◆ Direction:
Only the lines from the start of the material through the line containing "multi] (larger) at" are to be extracted, exactly as they appear.

◆ Stored data:
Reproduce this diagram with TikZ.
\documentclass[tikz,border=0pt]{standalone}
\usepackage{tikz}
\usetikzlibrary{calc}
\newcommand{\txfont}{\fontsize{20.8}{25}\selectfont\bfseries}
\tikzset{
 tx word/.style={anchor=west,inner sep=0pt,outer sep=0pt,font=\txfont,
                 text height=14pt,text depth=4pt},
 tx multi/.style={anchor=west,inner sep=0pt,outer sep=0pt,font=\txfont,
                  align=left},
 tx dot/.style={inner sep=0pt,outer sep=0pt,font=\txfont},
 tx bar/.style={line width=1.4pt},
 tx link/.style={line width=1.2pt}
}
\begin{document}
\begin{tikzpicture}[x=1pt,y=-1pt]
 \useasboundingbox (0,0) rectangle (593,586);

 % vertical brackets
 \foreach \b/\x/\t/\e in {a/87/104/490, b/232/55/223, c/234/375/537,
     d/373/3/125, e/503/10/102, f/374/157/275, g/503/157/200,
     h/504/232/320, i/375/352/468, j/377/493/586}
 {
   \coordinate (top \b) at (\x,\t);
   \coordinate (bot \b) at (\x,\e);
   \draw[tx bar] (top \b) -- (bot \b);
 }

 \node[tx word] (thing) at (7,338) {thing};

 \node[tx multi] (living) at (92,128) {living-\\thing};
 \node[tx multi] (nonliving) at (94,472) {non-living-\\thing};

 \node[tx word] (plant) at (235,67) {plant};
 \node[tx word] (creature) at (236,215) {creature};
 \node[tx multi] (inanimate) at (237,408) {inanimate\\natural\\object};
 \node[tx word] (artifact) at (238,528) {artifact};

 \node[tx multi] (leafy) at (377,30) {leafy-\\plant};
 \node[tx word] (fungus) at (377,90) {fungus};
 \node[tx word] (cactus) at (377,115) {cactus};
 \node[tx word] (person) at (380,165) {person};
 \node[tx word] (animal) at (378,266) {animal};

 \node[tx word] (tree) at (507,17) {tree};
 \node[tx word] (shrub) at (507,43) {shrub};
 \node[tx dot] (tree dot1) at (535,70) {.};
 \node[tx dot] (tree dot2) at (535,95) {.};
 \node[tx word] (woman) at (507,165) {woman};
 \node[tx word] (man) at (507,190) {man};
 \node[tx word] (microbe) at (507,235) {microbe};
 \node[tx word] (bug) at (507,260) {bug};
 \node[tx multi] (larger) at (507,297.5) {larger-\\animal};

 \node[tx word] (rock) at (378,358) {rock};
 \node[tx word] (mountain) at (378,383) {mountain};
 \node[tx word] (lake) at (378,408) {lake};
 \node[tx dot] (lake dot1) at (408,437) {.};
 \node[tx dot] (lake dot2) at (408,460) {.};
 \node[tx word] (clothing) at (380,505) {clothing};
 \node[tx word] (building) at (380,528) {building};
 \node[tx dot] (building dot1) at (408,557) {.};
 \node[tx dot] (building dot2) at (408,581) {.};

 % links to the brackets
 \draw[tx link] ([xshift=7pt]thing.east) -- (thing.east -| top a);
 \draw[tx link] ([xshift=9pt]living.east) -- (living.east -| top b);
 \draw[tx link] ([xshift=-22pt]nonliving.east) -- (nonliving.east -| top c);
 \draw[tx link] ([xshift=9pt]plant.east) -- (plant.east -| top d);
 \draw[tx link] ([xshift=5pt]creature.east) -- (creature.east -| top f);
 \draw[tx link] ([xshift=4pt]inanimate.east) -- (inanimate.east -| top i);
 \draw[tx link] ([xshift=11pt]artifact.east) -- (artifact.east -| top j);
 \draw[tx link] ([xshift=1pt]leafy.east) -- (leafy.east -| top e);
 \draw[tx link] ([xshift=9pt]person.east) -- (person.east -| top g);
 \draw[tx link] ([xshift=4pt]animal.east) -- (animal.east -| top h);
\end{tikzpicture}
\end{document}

◆ Full output:
Reproduce this diagram with TikZ.
\documentclass[tikz,border=0pt]{standalone}
\usepackage{tikz}
\usetikzlibrary{calc}
\newcommand{\txfont}{\fontsize{20.8}{25}\selectfont\bfseries}
\tikzset{
 tx word/.style={anchor=west,inner sep=0pt,outer sep=0pt,font=\txfont,
                 text height=14pt,text depth=4pt},
 tx multi/.style={anchor=west,inner sep=0pt,outer sep=0pt,font=\txfont,
                  align=left},
 tx dot/.style={inner sep=0pt,outer sep=0pt,font=\txfont},
 tx bar/.style={line width=1.4pt},
 tx link/.style={line width=1.2pt}
}
\begin{document}
\begin{tikzpicture}[x=1pt,y=-1pt]
 \useasboundingbox (0,0) rectangle (593,586);

 % vertical brackets
 \foreach \b/\x/\t/\e in {a/87/104/490, b/232/55/223, c/234/375/537,
     d/373/3/125, e/503/10/102, f/374/157/275, g/503/157/200,
     h/504/232/320, i/375/352/468, j/377/493/586}
 {
   \coordinate (top \b) at (\x,\t);
   \coordinate (bot \b) at (\x,\e);
   \draw[tx bar] (top \b) -- (bot \b);
 }

 \node[tx word] (thing) at (7,338) {thing};

 \node[tx multi] (living) at (92,128) {living-\\thing};
 \node[tx multi] (nonliving) at (94,472) {non-living-\\thing};

 \node[tx word] (plant) at (235,67) {plant};
 \node[tx word] (creature) at (236,215) {creature};
 \node[tx multi] (inanimate) at (237,408) {inanimate\\natural\\object};
 \node[tx word] (artifact) at (238,528) {artifact};

 \node[tx multi] (leafy) at (377,30) {leafy-\\plant};
 \node[tx word] (fungus) at (377,90) {fungus};
 \node[tx word] (cactus) at (377,115) {cactus};
 \node[tx word] (person) at (380,165) {person};
 \node[tx word] (animal) at (378,266) {animal};

 \node[tx word] (tree) at (507,17) {tree};
 \node[tx word] (shrub) at (507,43) {shrub};
 \node[tx dot] (tree dot1) at (535,70) {.};
 \node[tx dot] (tree dot2) at (535,95) {.};
 \node[tx word] (woman) at (507,165) {woman};
 \node[tx word] (man) at (507,190) {man};
 \node[tx word] (microbe) at (507,235) {microbe};
 \node[tx word] (bug) at (507,260) {bug};
 \node[tx multi] (larger) at (507,297.5) {larger-\\animal};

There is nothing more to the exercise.